Os indígenas sempre foram um alvo no Brasil, como se o país não os pertencesse. Durante todo o século XVI, no processo de colonização, os portugueses escravizaram e criaram um campesinato indígena por meio da aculturação e destribalização – praticado pelos jesuítas e depois pelas demais ordens religiosas –, então sua integração gradual como trabalhador assalariado.
Ao longo desse processo, a mão de obra indígena se tornou indispensável para os negócios açucareiros, uma vez que a Coroa portuguesa não tinha recursos suficientes para importar africanos para trabalho escravo, pois visavam a grande produção de açúcar na costa brasileira.
Entre 1540 e 1570, considerado o apogeu da escravidão indígena, as populações nativas foram exterminadas, tanto pelos conflitos violentos, quanto pelas doenças trazidas pelos europeus. Séculos mais tarde, apesar de todo o avanço, os indígenas nunca deixaram de ser alvo, e isso ficou bem claro quando foram presos em cadeias indígenas durante a Ditadura Militar.
O caminho da destruição
Após o Golpe de 1964, em meio a decretos e novas leis instauradas pelo governo de Castelo Branco, iniciou-se um processo de gestação para que as fronteiras internas do Brasil fossem expandidas, criando cidades, ampliando os negócios, as rodovias e o escoamento de matérias-primas. Essa ideia construiu o Plano de Integração Nacional (PIN), que só foi concretizado em 1970 quando Emílio Médici assumiu o comando do país e lançou sua campanha de “milagre econômico”.
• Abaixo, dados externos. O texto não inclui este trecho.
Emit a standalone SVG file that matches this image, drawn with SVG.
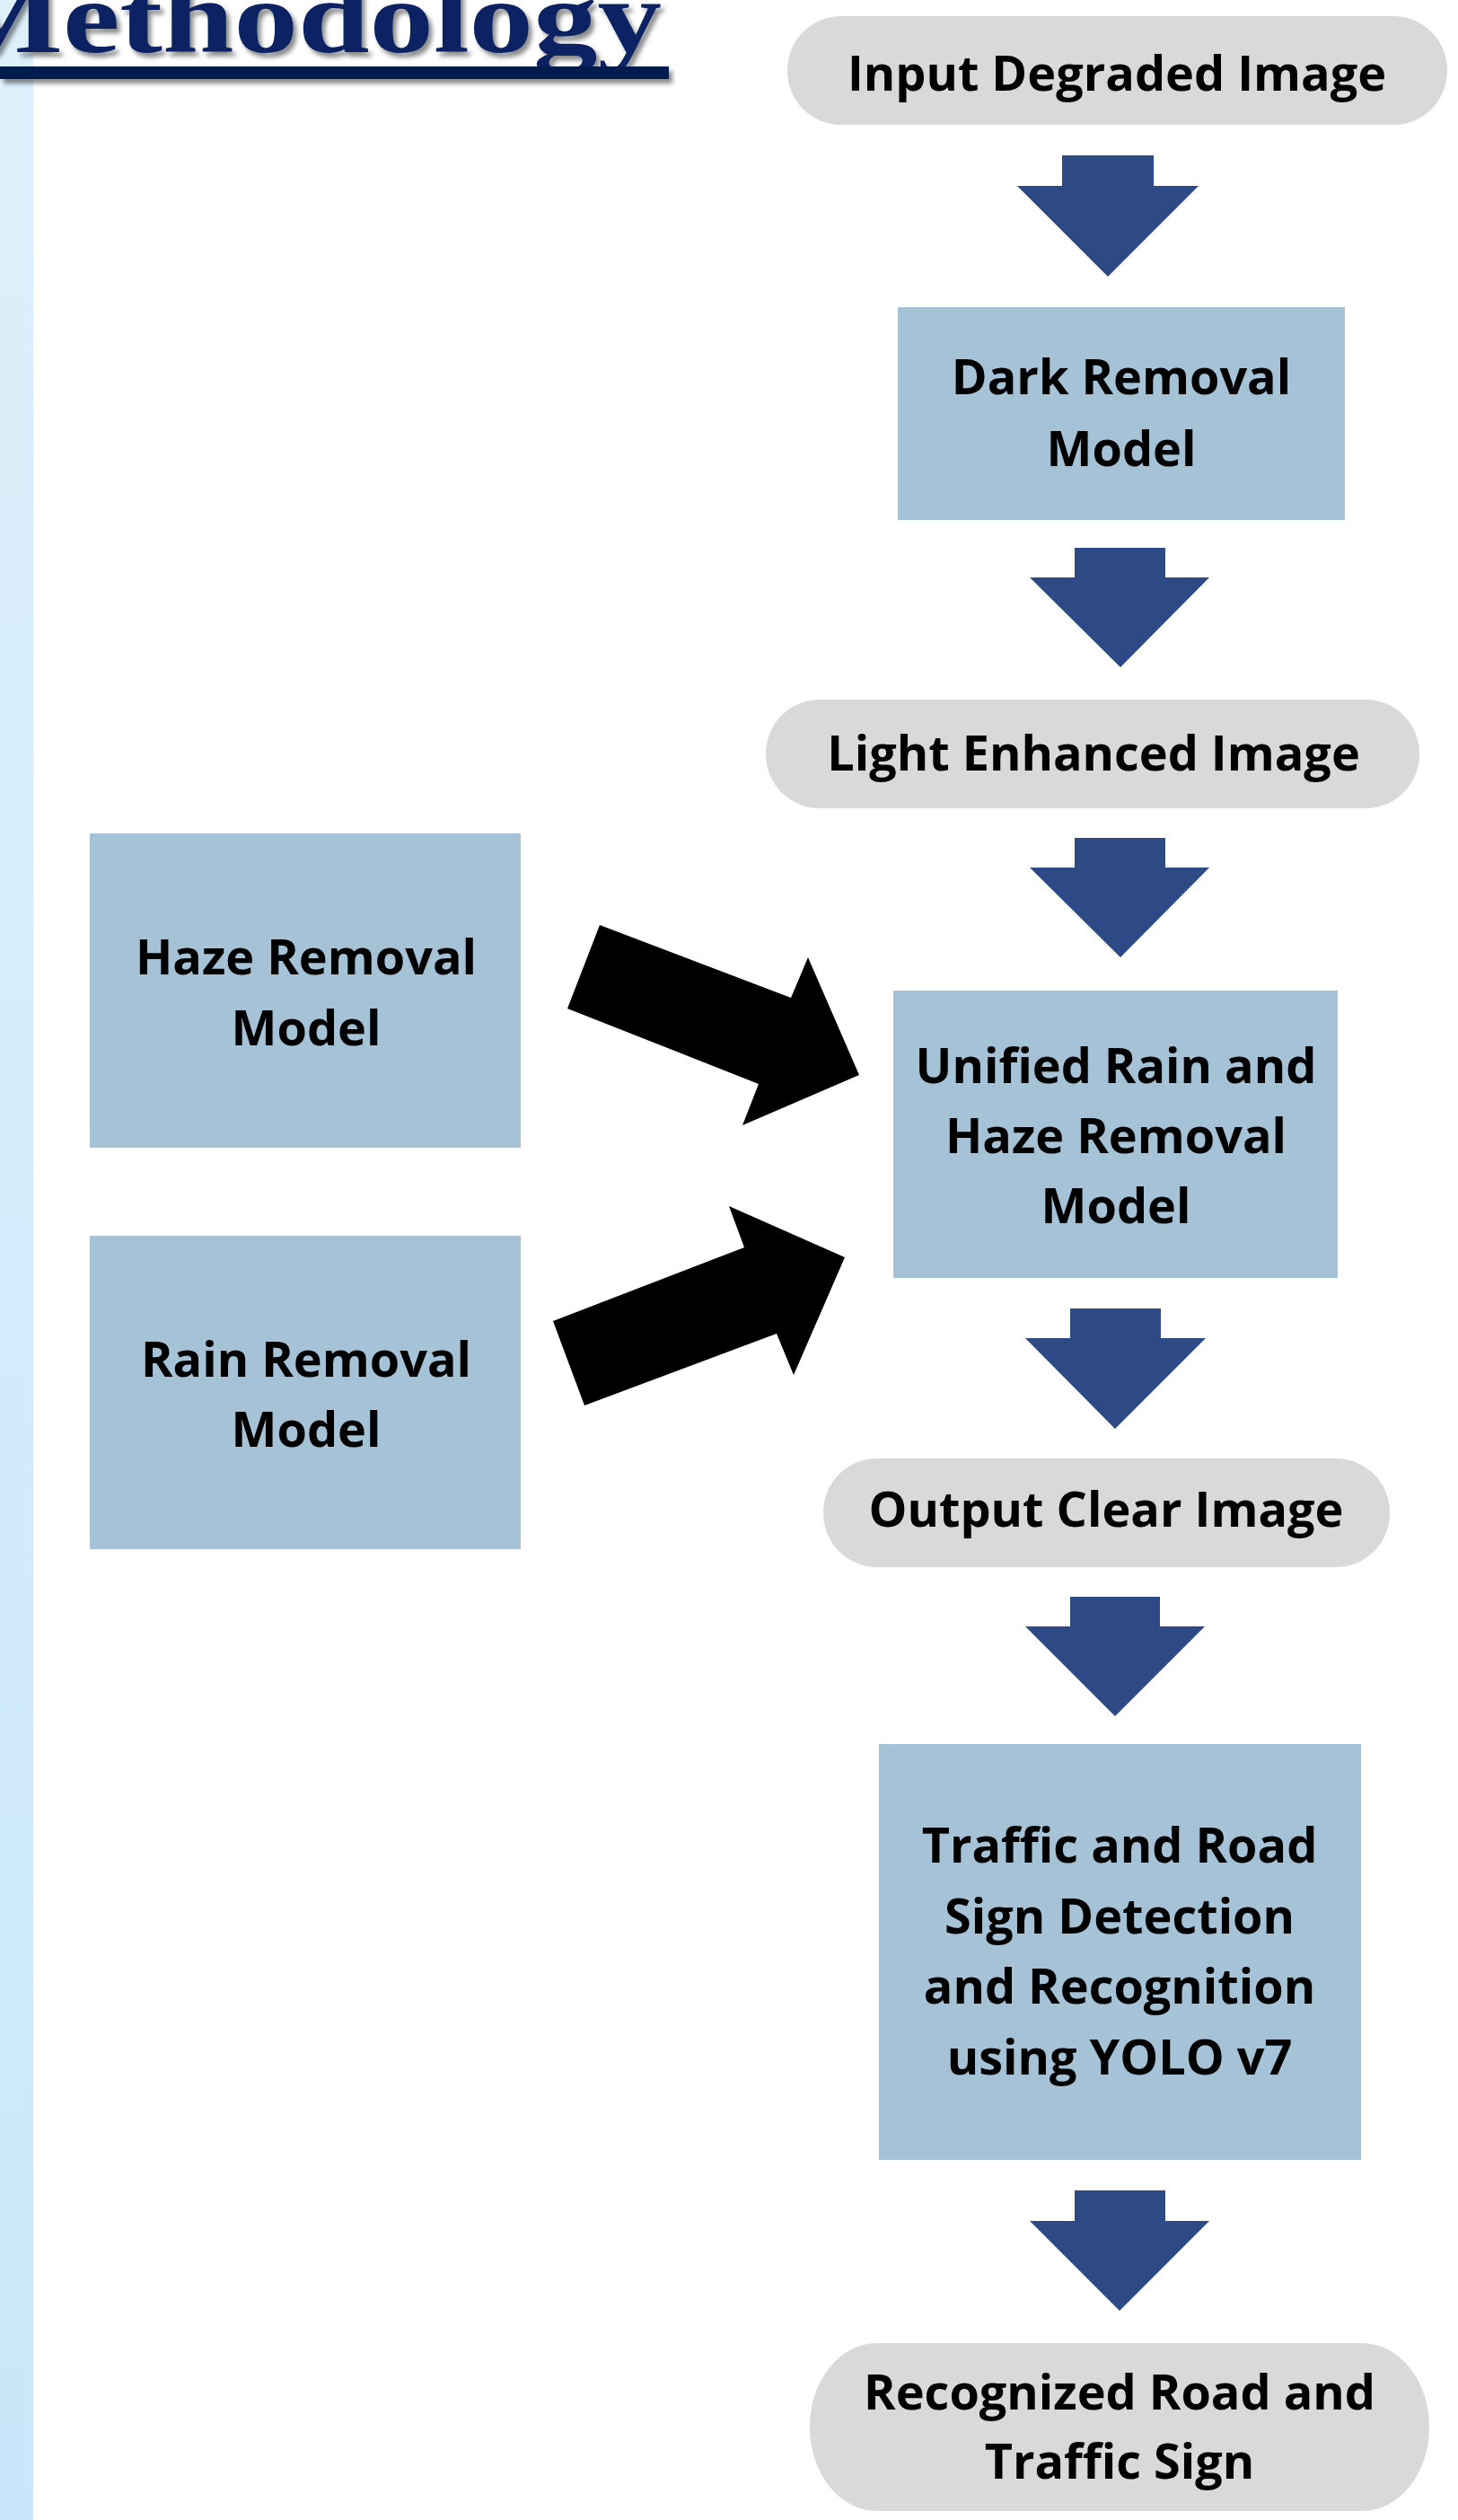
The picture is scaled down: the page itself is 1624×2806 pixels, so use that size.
<svg xmlns="http://www.w3.org/2000/svg" width="1624" height="2806" viewBox="0 0 1624 2806">
<defs>
<linearGradient id="barGrad" x1="0" y1="0" x2="0" y2="1">
<stop offset="0" stop-color="#def0fa"/>
<stop offset="1" stop-color="#c9e7fa"/>
</linearGradient>
<filter id="shadow" x="-10%" y="-30%" width="120%" height="160%">
<feDropShadow dx="4" dy="5" stdDeviation="2.5" flood-color="#000000" flood-opacity="0.45"/>
</filter>
</defs>
<style>
.pill{fill:#d9d9d9}
.box{fill:#a5c2d7}
.lbl{font-family:"Open Sans","Noto Sans",sans-serif;font-weight:700;font-size:54px;fill:#000;text-anchor:middle}
.down{fill:#2e4a86}
.side{fill:#000}
.title{font-family:"Liberation Serif","Times New Roman",serif;font-weight:700;font-size:115px;fill:#0a2262}
</style>
<rect width="1624" height="2806" fill="#ffffff"/>
<rect x="0" y="0" width="37" height="2806" fill="url(#barGrad)"/>
<g id="title" filter="url(#shadow)">
<text class="title" x="-65" y="58" textLength="802" lengthAdjust="spacingAndGlyphs">Methodology</text>
<rect x="0" y="74" width="745" height="14" fill="#001a4f"/>
</g>
<g id="connectors">
<polygon class="down" points="1183,173 1285,173 1285,207 1335,207 1234,308 1133,207 1183,207"/>
<polygon class="down" points="1197,610 1298,610 1298,643 1347,643 1248,743 1147,643 1197,643"/>
<polygon class="down" points="1197,933 1298,933 1298,966 1347,966 1248,1066 1147,966 1197,966"/>
<polygon class="down" points="1192,1457 1293,1457 1293,1490 1343,1490 1242,1591 1142,1490 1192,1490"/>
<polygon class="down" points="1192,1778 1292,1778 1292,1811 1342,1811 1242,1911 1142,1811 1192,1811"/>
<polygon class="down" points="1197,2439 1298,2439 1298,2473 1347,2473 1247,2573 1147,2473 1197,2473"/>
<polygon class="side" points="668,1030 881,1111 900,1066 957,1197 827,1253 845,1207 632,1123"/>
<polygon class="side" points="812,1343 941,1400 884,1531 865,1485 651,1565 616,1471 829,1389"/>
</g>
<g id="input">
<rect class="pill" x="877" y="18" width="735" height="121" rx="60" ry="60"/>
<text class="lbl" x="1244" y="101">Input Degraded Image</text>
</g>
<g id="dark">
<rect class="box" x="1000" y="342" width="498" height="237"/>
<text class="lbl" x="1249" y="439">Dark Removal</text>
<text class="lbl" x="1249" y="519">Model</text>
</g>
<g id="light">
<rect class="pill" x="853" y="779" width="728" height="121" rx="60" ry="60"/>
<text class="lbl" x="1218" y="858">Light Enhanced Image</text>
</g>
<g id="haze">
<rect class="box" x="100" y="928" width="480" height="350"/>
<text class="lbl" x="341" y="1085">Haze Removal</text>
<text class="lbl" x="341" y="1164">Model</text>
</g>
<g id="rain">
<rect class="box" x="100" y="1376" width="480" height="349"/>
<text class="lbl" x="341" y="1533">Rain Removal</text>
<text class="lbl" x="341" y="1611">Model</text>
</g>
<g id="unified">
<rect class="box" x="995" y="1103" width="495" height="320"/>
<text class="lbl" x="1243" y="1206">Unified Rain and</text>
<text class="lbl" x="1243" y="1284">Haze Removal</text>
<text class="lbl" x="1243" y="1362">Model</text>
</g>
<g id="output">
<rect class="pill" x="917" y="1624" width="631" height="121" rx="60" ry="60"/>
<text class="lbl" x="1232" y="1700">Output Clear Image</text>
</g>
<g id="traffic">
<rect class="box" x="979" y="1942" width="537" height="463"/>
<text class="lbl" x="1247" y="2074">Traffic and Road</text>
<text class="lbl" x="1247" y="2153">Sign Detection</text>
<text class="lbl" x="1247" y="2231">and Recognition</text>
<text class="lbl" x="1247" y="2310">using YOLO v7</text>
</g>
<g id="recognized">
<rect class="pill" x="902" y="2609" width="690" height="187" rx="75" ry="93"/>
<text class="lbl" x="1247" y="2683">Recognized Road and</text>
<text class="lbl" x="1247" y="2760">Traffic Sign</text>
</g>
</svg>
Essa expansão que o PIN proporcionaria significava assassinato individual e coletivo, perseguição, criminalização, tortura e prisão de lideranças indígenas que lutavam por seus territórios. Também seriam punidos aqueles que tivessem comportamento considerado inadequado frente à política vigente e de desenvolvimento do regime militar.
Não havia nada que defendesse os direitos indigenistas, visto que a Fundação Nacional dos Povos Indígenas (FUNAI) foi criada apenas em 1967, como uma maneira de abafar os escândalos de corrupção, esbulho de terra, violação de direitos humanos e a participação de funcionários do antigo Serviço de Proteção aos Índio (SPI), fundado em 1910. Quando a ditadura militar deu seu primeiro golpe, a FUNAI – que não fazia muito, mas ainda podia ser efetiva –, também foi aparelhada.
Com isso, os indígenas foram vistos como verdadeiros obstáculos em meio aos planos do governo de Médici, que fazia de tudo para silenciá-los. Inclusive, a construção de cadeias para os aprisionar durante as invasões – como aconteceu na construção da rodovia Transamazônica BR-230, planejada para cortar o Brasil da fronteira com o Peru até João Pessoa na Paraíba –, afetou de maneira trágica 29 grupos indígenas, dentre eles, 11 etnias que viviam completamente isoladas.
Negligenciados para sempre
A FUNAI foi a responsável por gerir e manter dois centros de detenção no interior de Minas Gerais, como o Reformatório Krenak, em Replendor, e a Fazenda Guarani, em Carmésia. Os lugares funcionavam quase como campos de concentração para onde mais de 100 indígenas de dezenas etnias, oriundos de ao menos 11 estados das cinco regiões do país, foram presos.
As instalações eram vigiadas e guardadas pelos policiais militares, enquanto lá foi violado todos os tipos de direitos humanos sob a radicalização de práticas repressivas que já existiam na época do antigo SPI.
“Meu avô foi preso no Reformatório Krenak. Amarrado pelos pés, ele chegou a ser arrastado pelo cavalo de um militar”, revelou Douglas Krenak, de 30 anos, ex-coordenador do Conselho dos Povos Indígenas de Minas Gerais (Copimg). Muitas pessoas desapareceram após ingressarem nessas cadeias, cujos familiares vivem até hoje sem qualquer tipo de resposta do Estado.
Krenak lembra que em 2009 recebeu um convite para participar da comemoração aos 30 anos da Anistia do Brasil, em Belo Horizonte, em meio a uma grande discussão sobre a indenização daqueles que sofreram com a ditadura. No entanto, a situação indígena durante o período foi totalmente esquecida e esnobada pelos tópicos.
De acordo com Geralda Soares, pedagoga e ex-integrante do Conselho Indigenista Missionário em Minas Gerais, a reparação do que aconteceu com os povos indígenas na ditadura militar é fundamental. Isso porque o que eles sofreram não difere dos outros grupos que também estavam lutando por seus direitos tanto quanto eles, que estavam em um embate justo por sua terra.
Afinal, como bem colocou Maria Hilda Baqueiro Paraíso, professora associada da Universidade Federal da Bahia (UBA): “Se cabe para os outros, porque não aos indígenas?”.